I thank Mr. Kan Kin Fai, executive Committee Member of the South China Athletic Association in Hong Kong and an emeritus examiner of the Hong Kong Life Saving Society for writing the testimonial for my aunt in 2021.

I also thank my cousin Caroline, daughter of Yvonne Sau-King Tan and my friend Peter to edit and proofread my manuscript.


Appendix

Family of Origin and Education of Sau-King Yeung

Sau-King Yeung’s father was born in Dongguan and settled in Hong Kong when he was very young. Her mother was born in Hong Kong. She had one older sister and a younger brother, who was my father.

On the one hand, she was raised in a traditional Chinese family. On the other hand, she was educated in Hong Kong at the Jon Tack girls school where she learned general subjects and English for five years, and the French Convent School (todays St. Paul's Convent School, Hong Kong) where she learned English for two years.  

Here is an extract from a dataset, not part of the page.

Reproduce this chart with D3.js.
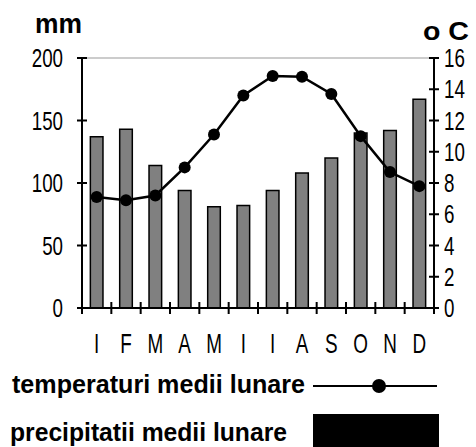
<!DOCTYPE html>
<html><head><meta charset="utf-8">
<script src="https://cdn.jsdelivr.net/npm/d3@7"></script>
<style>body{margin:0;background:#fff}svg{display:block}text{font-family:"Liberation Sans",Arial,sans-serif}</style>
</head><body>
<svg id="c" width="476" height="447"></svg>
<script>
const months = ["I","F","M","A","M","I","I","A","S","O","N","D"];
const precipitation = [137,143,114,94,81,82,94,108,120,140,142,167];
const temperature = [7.1,6.9,7.2,9.0,11.1,13.6,14.85,14.8,13.7,11.0,8.7,7.8];
const mmTicks = [0,50,100,150,200];
const tempTicks = [0,2,4,6,8,10,12,14,16];
const labels = {left:"mm", right:"o C", temp:"temperaturi medii lunare", prec:"precipitatii medii lunare"};

const svg = d3.select("#c");
const L = 82, R = 434, T = 58, B = 308;
const x = d3.scaleBand().domain(d3.range(12)).range([L, R]).padding(0);
const yL = d3.scaleLinear().domain([0,200]).range([B, T]);
const yR = d3.scaleLinear().domain([0,16]).range([B, T]);
const bw = x.bandwidth() * 0.43;

// top grid line
svg.append("line").attr("x1", L).attr("x2", R).attr("y1", yL(200)).attr("y2", yL(200))
  .attr("stroke", "#9a9a9a").attr("stroke-width", 1.2);

// bars
svg.selectAll("rect.bar").data(precipitation).enter().append("rect")
  .attr("class","bar")
  .attr("x", (d,i) => x(i) + x.bandwidth()/2 - bw/2)
  .attr("width", bw)
  .attr("y", d => yL(d))
  .attr("height", d => yL(0) - yL(d))
  .attr("fill", "#808080").attr("stroke", "#000").attr("stroke-width", 1.5);

// axes lines
const ax = svg.append("g").attr("stroke", "#000").attr("stroke-width", 2);
ax.append("line").attr("x1", L).attr("x2", L).attr("y1", T).attr("y2", B);
ax.append("line").attr("x1", R).attr("x2", R).attr("y1", T).attr("y2", B);
ax.append("line").attr("x1", L-4).attr("x2", R+4).attr("y1", B).attr("y2", B);

// left ticks
mmTicks.forEach(t => {
  ax.append("line").attr("x1", L-5).attr("x2", L+5).attr("y1", yL(t)).attr("y2", yL(t));
  svg.append("text").attr("transform", `translate(63,${yL(t)}) scale(0.75,1)`)
    .attr("text-anchor","end").attr("dy","0.36em").attr("font-size",25).attr("fill","#000").text(t);
});
// right ticks
tempTicks.forEach(t => {
  ax.append("line").attr("x1", R-5).attr("x2", R+5).attr("y1", yR(t)).attr("y2", yR(t));
  svg.append("text").attr("transform", `translate(444,${yR(t)}) scale(0.75,1)`)
    .attr("text-anchor","start").attr("dy","0.36em").attr("font-size",25).attr("fill","#000").text(t);
});
// x ticks at band boundaries
d3.range(13).forEach(i => {
  const xx = L + i * x.step();
  ax.append("line").attr("x1", xx).attr("x2", xx).attr("y1", B-6).attr("y2", B+6);
});
// x labels
months.forEach((m,i) => {
  svg.append("text").attr("transform", `translate(${x(i)+x.bandwidth()/2},353) scale(0.7,1)`)
    .attr("text-anchor","middle").attr("font-size",27).attr("fill","#000").text(m);
});

// temperature line
const line = d3.line().x((d,i) => x(i) + x.bandwidth()/2).y(d => yR(d));
svg.append("path").datum(temperature).attr("d", line).attr("fill","none").attr("stroke","#000").attr("stroke-width",2.5);
svg.selectAll("circle.pt").data(temperature).enter().append("circle")
  .attr("class","pt").attr("cx",(d,i)=>x(i)+x.bandwidth()/2).attr("cy",d=>yR(d)).attr("r",6).attr("fill","#000");

// titles
svg.append("text").attr("x",35).attr("y",33).attr("font-size",27).attr("font-weight","bold")
  .attr("textLength",47).attr("lengthAdjust","spacingAndGlyphs").text(labels.left);
svg.append("text").attr("x",423).attr("y",40).attr("font-size",25).attr("font-weight","bold")
  .attr("textLength",46).attr("lengthAdjust","spacingAndGlyphs").text(labels.right);

// legend
svg.append("text").attr("x",12).attr("y",393).attr("font-size",25).attr("font-weight","bold")
  .attr("textLength",293).attr("lengthAdjust","spacingAndGlyphs").text(labels.temp);
svg.append("line").attr("x1",313).attr("x2",437).attr("y1",386).attr("y2",386).attr("stroke","#000").attr("stroke-width",2);
svg.append("circle").attr("cx",379).attr("cy",386).attr("r",7).attr("fill","#000");
svg.append("text").attr("x",10).attr("y",441).attr("font-size",25).attr("font-weight","bold")
  .attr("textLength",277).attr("lengthAdjust","spacingAndGlyphs").text(labels.prec);
svg.append("rect").attr("x",313).attr("y",414).attr("width",126).attr("height",40).attr("fill","#000");
</script>
</body></html>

Besides English, she loved music, dancing, singing, Chinese calligraphy, painting of plum flowers. She rode a bicycle when she was ten years old, because riding bicycle to her was a sport.  At home, her mother taught her many practical domestic skills like cooking, embroidery, bookkeeping, ironing, management, house cleaning etc. (Memoir Chinese text, Yeung Sau-King, Hong Kong, 1938, pp.1, 3)

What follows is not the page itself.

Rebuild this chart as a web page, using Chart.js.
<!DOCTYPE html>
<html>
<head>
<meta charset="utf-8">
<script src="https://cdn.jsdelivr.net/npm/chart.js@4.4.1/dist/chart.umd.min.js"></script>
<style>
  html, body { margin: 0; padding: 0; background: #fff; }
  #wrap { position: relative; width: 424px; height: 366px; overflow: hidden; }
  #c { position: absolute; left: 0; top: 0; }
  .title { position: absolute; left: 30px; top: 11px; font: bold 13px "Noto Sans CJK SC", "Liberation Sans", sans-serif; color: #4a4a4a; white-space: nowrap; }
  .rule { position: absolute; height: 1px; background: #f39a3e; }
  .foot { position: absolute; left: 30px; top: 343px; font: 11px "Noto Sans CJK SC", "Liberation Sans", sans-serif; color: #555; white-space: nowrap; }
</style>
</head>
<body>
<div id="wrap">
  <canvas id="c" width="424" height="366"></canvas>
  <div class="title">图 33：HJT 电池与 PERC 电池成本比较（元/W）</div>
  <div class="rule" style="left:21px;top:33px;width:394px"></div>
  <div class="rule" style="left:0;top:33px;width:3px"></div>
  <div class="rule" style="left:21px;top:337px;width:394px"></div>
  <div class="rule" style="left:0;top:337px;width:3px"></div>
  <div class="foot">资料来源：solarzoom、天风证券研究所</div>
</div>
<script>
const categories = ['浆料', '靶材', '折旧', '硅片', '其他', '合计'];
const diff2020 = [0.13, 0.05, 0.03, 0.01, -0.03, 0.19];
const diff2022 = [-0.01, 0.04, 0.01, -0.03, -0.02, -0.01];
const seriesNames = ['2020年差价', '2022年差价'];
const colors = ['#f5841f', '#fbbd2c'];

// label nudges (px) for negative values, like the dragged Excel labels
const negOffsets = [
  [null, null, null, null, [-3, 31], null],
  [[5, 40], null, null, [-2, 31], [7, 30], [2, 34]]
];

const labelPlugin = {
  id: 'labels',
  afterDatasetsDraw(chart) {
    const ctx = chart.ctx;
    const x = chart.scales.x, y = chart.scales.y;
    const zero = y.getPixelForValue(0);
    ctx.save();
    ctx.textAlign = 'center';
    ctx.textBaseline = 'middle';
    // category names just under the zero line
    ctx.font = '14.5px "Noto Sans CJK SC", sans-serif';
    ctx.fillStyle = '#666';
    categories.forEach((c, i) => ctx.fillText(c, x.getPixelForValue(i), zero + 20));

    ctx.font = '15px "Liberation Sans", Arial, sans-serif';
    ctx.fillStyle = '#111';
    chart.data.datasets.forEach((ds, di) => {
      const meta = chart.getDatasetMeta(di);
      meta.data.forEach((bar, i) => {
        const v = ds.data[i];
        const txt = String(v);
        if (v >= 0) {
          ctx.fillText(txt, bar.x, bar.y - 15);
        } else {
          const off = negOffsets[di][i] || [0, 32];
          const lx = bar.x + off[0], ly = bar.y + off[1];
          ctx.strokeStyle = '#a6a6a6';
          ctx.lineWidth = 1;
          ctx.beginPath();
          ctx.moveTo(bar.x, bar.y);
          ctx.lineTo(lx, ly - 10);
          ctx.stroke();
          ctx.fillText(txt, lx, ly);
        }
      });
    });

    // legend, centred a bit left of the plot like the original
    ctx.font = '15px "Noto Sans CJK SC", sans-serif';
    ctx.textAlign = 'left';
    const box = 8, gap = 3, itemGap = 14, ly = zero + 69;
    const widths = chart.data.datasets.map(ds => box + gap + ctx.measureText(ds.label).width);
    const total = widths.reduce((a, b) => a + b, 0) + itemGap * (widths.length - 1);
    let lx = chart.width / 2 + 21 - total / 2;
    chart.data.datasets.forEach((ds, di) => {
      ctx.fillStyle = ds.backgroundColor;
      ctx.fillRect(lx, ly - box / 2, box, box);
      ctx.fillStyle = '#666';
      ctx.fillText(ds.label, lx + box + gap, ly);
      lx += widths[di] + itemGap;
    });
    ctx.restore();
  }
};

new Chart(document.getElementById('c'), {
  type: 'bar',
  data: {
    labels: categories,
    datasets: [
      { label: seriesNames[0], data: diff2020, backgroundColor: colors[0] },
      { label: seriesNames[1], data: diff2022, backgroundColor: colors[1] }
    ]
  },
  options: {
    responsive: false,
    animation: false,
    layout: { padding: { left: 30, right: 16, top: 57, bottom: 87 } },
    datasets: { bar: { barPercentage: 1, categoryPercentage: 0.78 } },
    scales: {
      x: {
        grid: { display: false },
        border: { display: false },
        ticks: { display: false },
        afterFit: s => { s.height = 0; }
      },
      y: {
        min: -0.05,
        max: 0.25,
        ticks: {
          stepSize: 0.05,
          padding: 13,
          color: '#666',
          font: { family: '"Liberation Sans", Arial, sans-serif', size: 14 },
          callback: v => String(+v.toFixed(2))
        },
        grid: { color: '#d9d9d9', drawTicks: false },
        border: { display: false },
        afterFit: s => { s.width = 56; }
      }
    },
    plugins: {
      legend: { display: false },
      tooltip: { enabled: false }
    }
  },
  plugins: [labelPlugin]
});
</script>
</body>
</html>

Gold Medals and New Records of Sau-King Yeung

50 m freestyle:

1933 5th National 50 m freestyle: 38.2 sec

1934 10th Far Eastern Games, Philippines 50 m freestyle: 36.9 sec

1935 6th National 50 m freestyle: 36 sec

1937 Hong Kong South China Athletic Association Meets 50 m freestyle: 33 sec

 

100 m freestyle:

1933 5th National 100 m freestyle: 1 min 29.6 sec

1934 10th Far Eastern Games, Philippines 100 m freestyle: 1 min 27.5 sec

1935 6th National 100 m freestyle: 1 min 23 sec

(1936 Berlin Olympics 100 m freestyle: 1 min 22.2 sec, her own new record)

 

100 m backstroke:

1933 5th National 100 m backstroke: 1 min 45.2 sec

1934 10th Far Eastern Games, Philippines 100 m backstroke: 1 min 38 sec

1935 6th National 100 m backstroke: 1 min 37.4 sec

(1936 Berlin Olympics 100 m backstroke: 1 min 36.4 sec, her own new record)

 

Trophies and Awards

 

1930 Hong Kong Annual Harbour Race Women Championship Cup, Hong Kong.

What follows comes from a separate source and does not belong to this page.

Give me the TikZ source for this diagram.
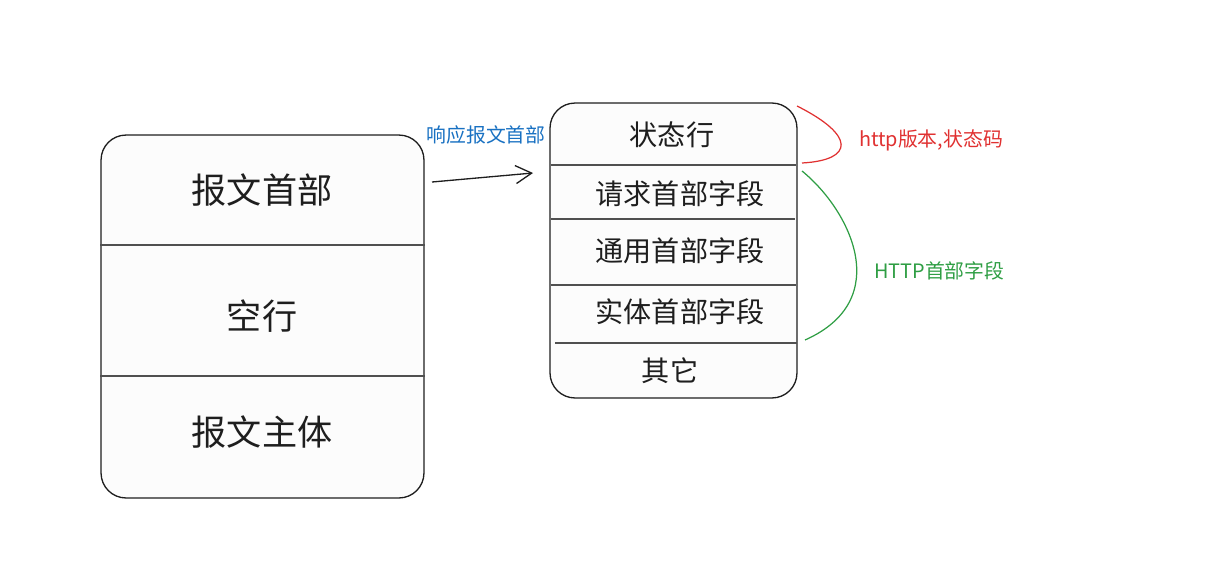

1934 Women Swimming Championship Trophy, the Far Eastern Games, Philippines.

1966 Golf Tournament Trophies, Royal Golf Club, Hong Kong.

1968, Recognition Badge and Certification, the Royal Life Saving Society, United Kingdom. It was in recognition of valuable services rendered to the Royal Life Saving Society for unremitting zeal in promoting its aims and objects. The certificate was signed by Lord Louis Mountbatten in 1967. 



Resources

Yeung, Sau-King. Memoir (Chinese text), Hong Kong 1938.

Pun, Wai Lin. In Search of the Mermaid Yeung Sau-King (Chinese text) Hong Kong 2019.

Wang, Jiang-Ming. Yeung Sau-King the Mermaid, (Chinese text)  Shanghai 1935.

Li, Veronica. Journey Across the Four Seas: A Chinese Woman Search’s for Home, 2007.

Kan, Kin Fai. Testimonial, Hong Kong 2021.

Recognition Badge Plague, the Royal Life Saving Society of United Kingdom, 1967.